Are We Ready to Rethink the Media We Grew Up Admiring?
When Nation Media Group announced the closure of its Mombasa Bureau, the reaction across the media fraternity was swift and emotional. WhatsApp groups lit up. Facebook and X posts followed. Some blamed management for failing journalists. Others argued that legacy media houses have refused to adjust to a fast-changing digital ecosystem. Both sides raised valid points. But neither tells the full story.
The uncomfortable truth is that journalism in large media
houses operates within business enterprises. However noble the mission, the
newsroom does not exist in isolation from the balance sheet. The strength of
journalism is tied, almost entirely, to the financial health of the
organisation that sustains it. The crisis facing journalism today is not a
crisis of relevance, but a crisis of sustainability.
This is not uniquely Kenyan. Across the world, credible
journalism is under strain. Print circulation has declined sharply over the
past decade, and advertising revenues have followed the same downward curve.
According to a recent Media Council of Kenya survey titled Navigating the Digital Reality: Monetisation Challenges and Opportunities for Kenyan Media in the Digital Economy (https://mediacouncil.or.ke/media-center/media-downloads/general-downloads), the shift to digital has expanded audience reach but has not delivered the financial stability necessary to sustain journalism at previous levels. Digital platforms have expanded reach but fragmented revenue. Global technology companies now command a significant share of digital advertising, forcing traditional media houses to compete for a shrinking portion of the market despite continuing to invest heavily in content production.
Paywalls have offered some relief, but they are not a silver
bullet. In economies where disposable income is constrained and subscription
culture is still maturing, convincing audiences to consistently pay for news
remains difficult. The survey notes that while audiences value credible
journalism, willingness to pay depends heavily on trust, relevance,
convenience, and economic realities. The long-standing expectation that news
online should be free remains deeply entrenched.
So when a bureau closes, it is rarely a simple story of
indifference or neglect. It is often the outcome of hard arithmetic. There was
a time when the central question in a newsroom was straightforward: Is this a
good story? If the answer was yes, reporters pursued it without hesitation.
Today, a second question intrudes: Can we afford to pursue it?
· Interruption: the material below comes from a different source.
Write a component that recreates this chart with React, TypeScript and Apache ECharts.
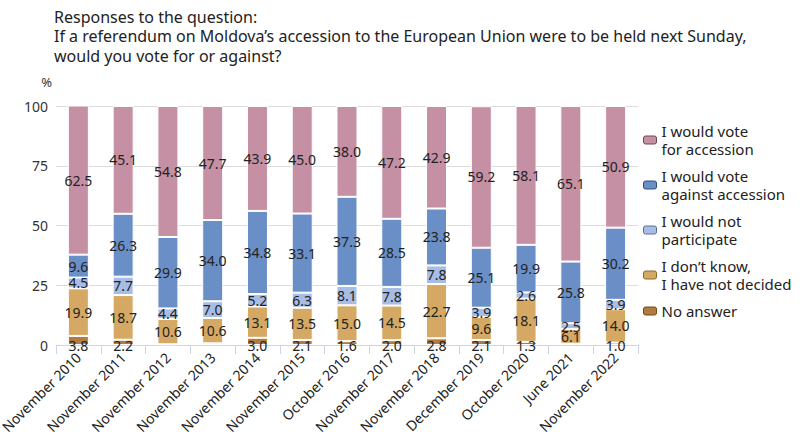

Travel budgets, staffing levels, office space, equipment,
and safety provisions all carry costs. In lean times, even important stories
must compete with sustainability. That reality is painful, especially for
journalists who entered the profession driven by public interest ideals rather
than financial considerations. Yet ignoring the economics of journalism does
not make the problem disappear.
It is also true that some media houses made decisions in the
past that deserve scrutiny. Slow digital adaptation, overreliance on legacy
revenue models, and resistance to innovation have all played a role. But
dwelling solely on past mistakes risks turning professional conversations into
arenas of blame rather than platforms for solutions.
Saving journalism now requires more than defending
tradition. It requires reinvention. The survey further highlights that
sustainable media organisations are increasingly diversifying revenue through
subscriptions, memberships, events, branded content, multimedia products, and
training services. These efforts reflect a growing recognition that
sustainability will depend on multiple income streams rather than reliance on
advertising alone.
The responsibility for reinvention does not rest solely with
management. Journalists and editors must also adapt. Have we fully embraced
multimedia storytelling, newsletters, podcasts, and audience-centred reporting?
Are we building meaningful relationships with audiences, or are we still
operating with a broadcast mentality in a conversational age? The digital
transformation of media is not a temporary disruption. It is a structural shift
requiring new skills, new thinking, and new models of engagement.
It is easy to externalise responsibility — to blame
management, advertisers, technology platforms, or the economy. All these
factors matter. But professional maturity demands that we also interrogate our
own role. Innovation cannot be outsourced. Reinvention cannot be postponed.
The closure of a bureau is not merely a business decision.
It is a signal that the old certainties are gone. It challenges long-held
assumptions about how journalism is organised and funded. It reminds us that
nostalgia, however comforting, is not a strategy.
Journalism will not be saved by longing for the past. It will be sustained by courageous experimentation, disciplined financial thinking, and a renewed commitment to serving audiences in ways that are both impactful and sustainable. The future of journalism will not look like its past. The sooner we accept that, the sooner we can begin shaping what comes next.